═══ Data shown ═══
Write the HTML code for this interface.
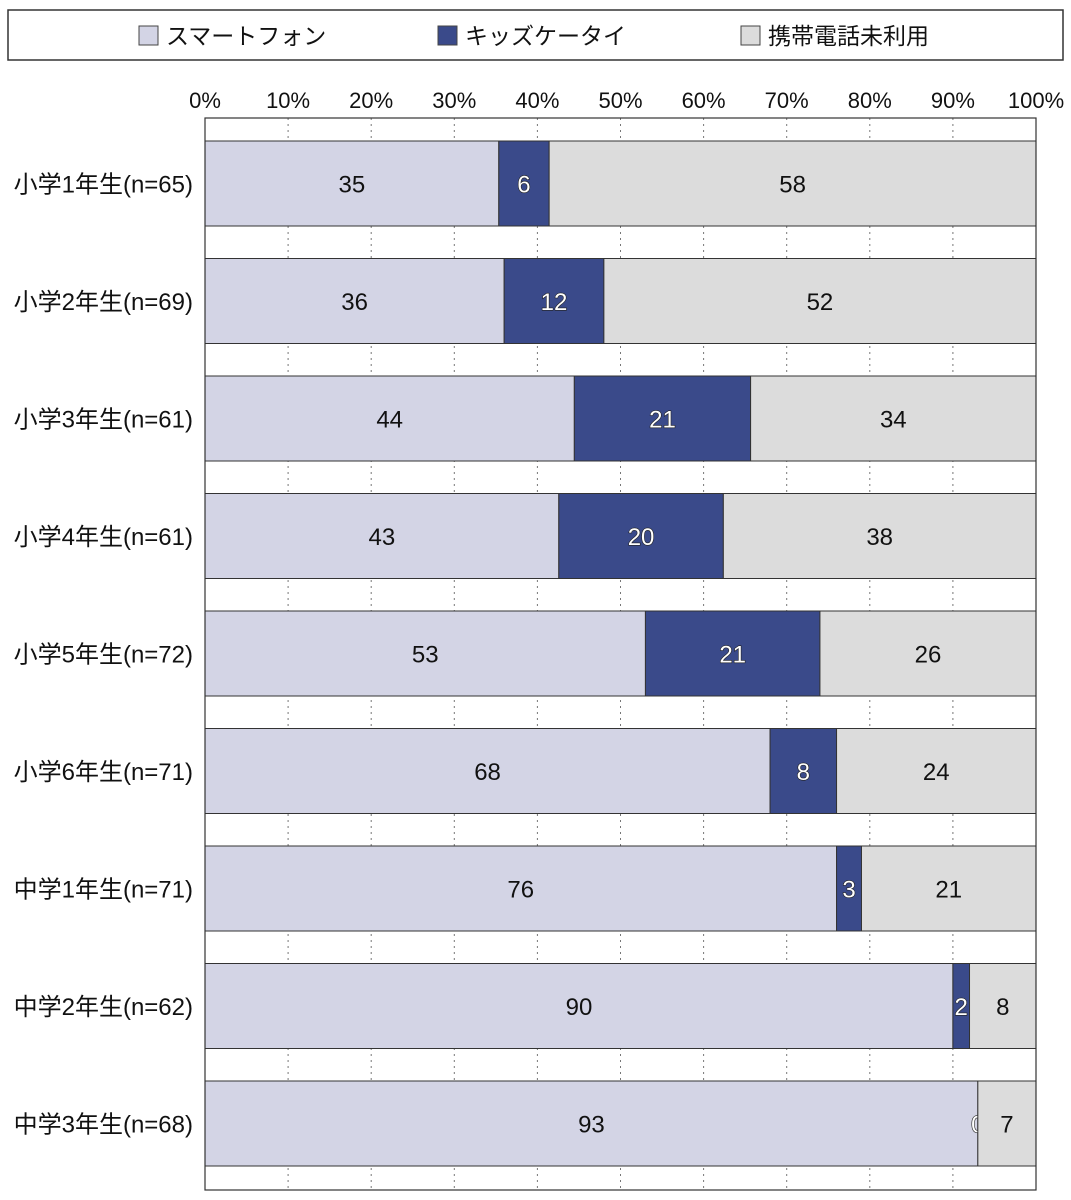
═══
═══ Data shown ═══
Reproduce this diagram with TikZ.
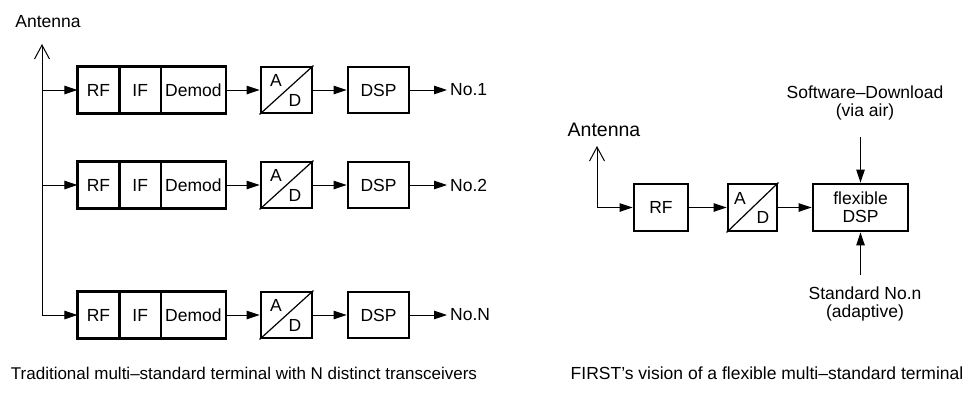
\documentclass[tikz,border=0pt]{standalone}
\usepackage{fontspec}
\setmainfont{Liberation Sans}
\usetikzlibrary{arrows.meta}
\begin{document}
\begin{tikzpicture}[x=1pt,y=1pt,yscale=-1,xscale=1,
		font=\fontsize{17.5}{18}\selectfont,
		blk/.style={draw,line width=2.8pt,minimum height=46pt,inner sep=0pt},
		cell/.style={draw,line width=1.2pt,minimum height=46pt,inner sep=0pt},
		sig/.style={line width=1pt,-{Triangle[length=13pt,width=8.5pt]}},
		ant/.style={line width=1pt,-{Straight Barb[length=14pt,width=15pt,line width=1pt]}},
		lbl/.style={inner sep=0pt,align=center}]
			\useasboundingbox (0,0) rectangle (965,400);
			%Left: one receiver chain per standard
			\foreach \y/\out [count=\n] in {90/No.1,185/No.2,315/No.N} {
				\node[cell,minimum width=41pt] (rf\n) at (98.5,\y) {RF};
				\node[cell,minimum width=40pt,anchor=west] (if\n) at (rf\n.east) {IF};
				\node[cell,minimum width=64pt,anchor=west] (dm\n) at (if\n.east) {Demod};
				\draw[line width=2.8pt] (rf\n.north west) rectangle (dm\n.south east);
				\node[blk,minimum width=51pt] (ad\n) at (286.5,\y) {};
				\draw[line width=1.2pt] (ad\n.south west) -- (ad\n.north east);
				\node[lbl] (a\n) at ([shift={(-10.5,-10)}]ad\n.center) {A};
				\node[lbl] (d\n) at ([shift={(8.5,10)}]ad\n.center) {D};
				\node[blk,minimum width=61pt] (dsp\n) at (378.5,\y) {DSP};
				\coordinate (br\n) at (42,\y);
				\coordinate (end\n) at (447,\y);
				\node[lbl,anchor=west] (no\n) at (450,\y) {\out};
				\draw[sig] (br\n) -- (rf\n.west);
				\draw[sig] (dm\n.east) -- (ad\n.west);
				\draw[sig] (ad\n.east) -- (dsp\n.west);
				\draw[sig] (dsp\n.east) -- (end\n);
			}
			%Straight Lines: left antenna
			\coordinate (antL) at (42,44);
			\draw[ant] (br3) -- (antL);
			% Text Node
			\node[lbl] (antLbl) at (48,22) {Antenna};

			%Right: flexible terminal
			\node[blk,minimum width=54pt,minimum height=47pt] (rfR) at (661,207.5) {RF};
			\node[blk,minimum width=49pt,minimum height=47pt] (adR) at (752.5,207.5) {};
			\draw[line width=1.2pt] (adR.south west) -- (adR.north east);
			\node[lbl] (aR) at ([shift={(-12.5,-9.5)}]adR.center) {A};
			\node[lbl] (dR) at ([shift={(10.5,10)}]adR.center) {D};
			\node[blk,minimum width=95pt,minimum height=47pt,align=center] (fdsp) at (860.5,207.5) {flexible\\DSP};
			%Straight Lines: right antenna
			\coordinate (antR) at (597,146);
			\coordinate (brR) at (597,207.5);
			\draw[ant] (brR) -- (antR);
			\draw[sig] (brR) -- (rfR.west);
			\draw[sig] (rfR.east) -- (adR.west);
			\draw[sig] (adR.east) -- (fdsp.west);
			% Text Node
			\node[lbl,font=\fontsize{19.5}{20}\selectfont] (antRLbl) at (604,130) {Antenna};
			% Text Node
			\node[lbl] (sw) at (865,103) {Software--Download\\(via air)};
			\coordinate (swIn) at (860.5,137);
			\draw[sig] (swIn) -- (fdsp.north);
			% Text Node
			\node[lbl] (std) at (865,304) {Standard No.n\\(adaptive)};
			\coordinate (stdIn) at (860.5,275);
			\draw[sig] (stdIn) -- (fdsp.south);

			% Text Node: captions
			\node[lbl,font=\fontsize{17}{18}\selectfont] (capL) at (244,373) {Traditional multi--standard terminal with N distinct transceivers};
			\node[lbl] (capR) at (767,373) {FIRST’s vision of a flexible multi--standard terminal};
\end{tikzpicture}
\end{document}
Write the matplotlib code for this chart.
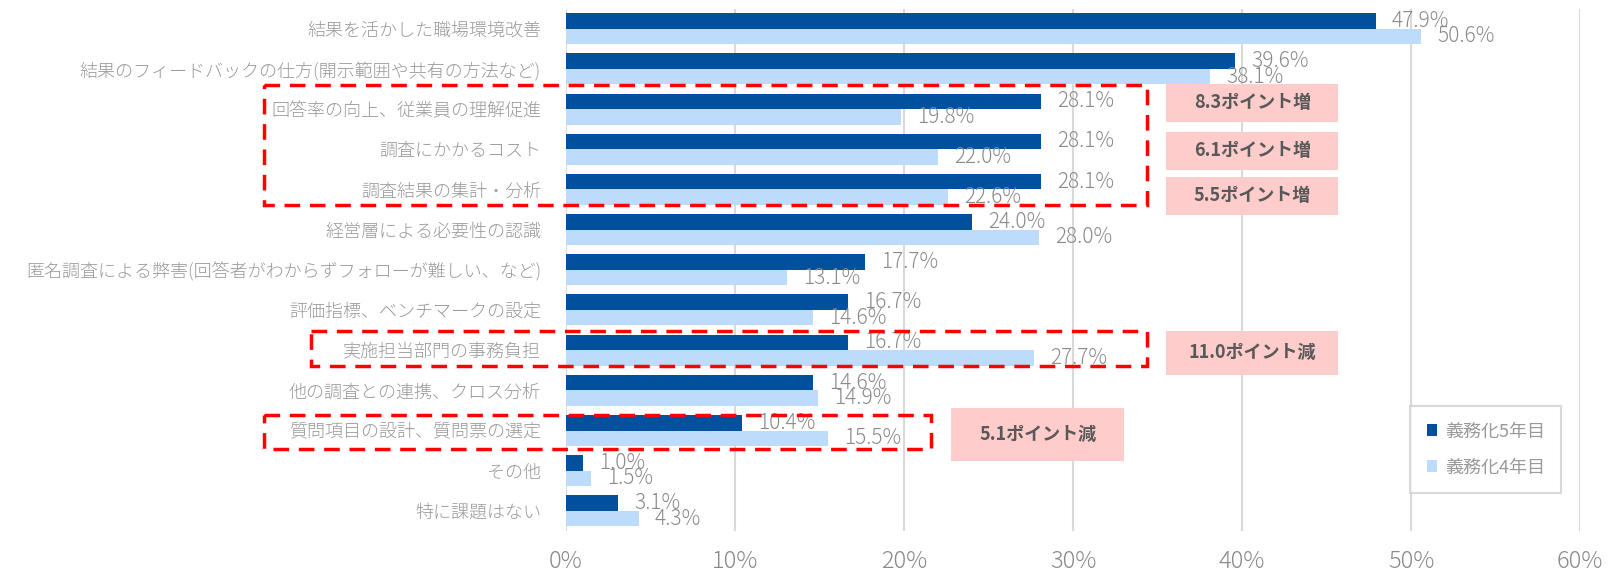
═══
■ Task directions: Using the entries above, return each line in which the word "Write" occurs.

■ Solved problem:
Write the HTML code for this interface.
Write the matplotlib code for this chart.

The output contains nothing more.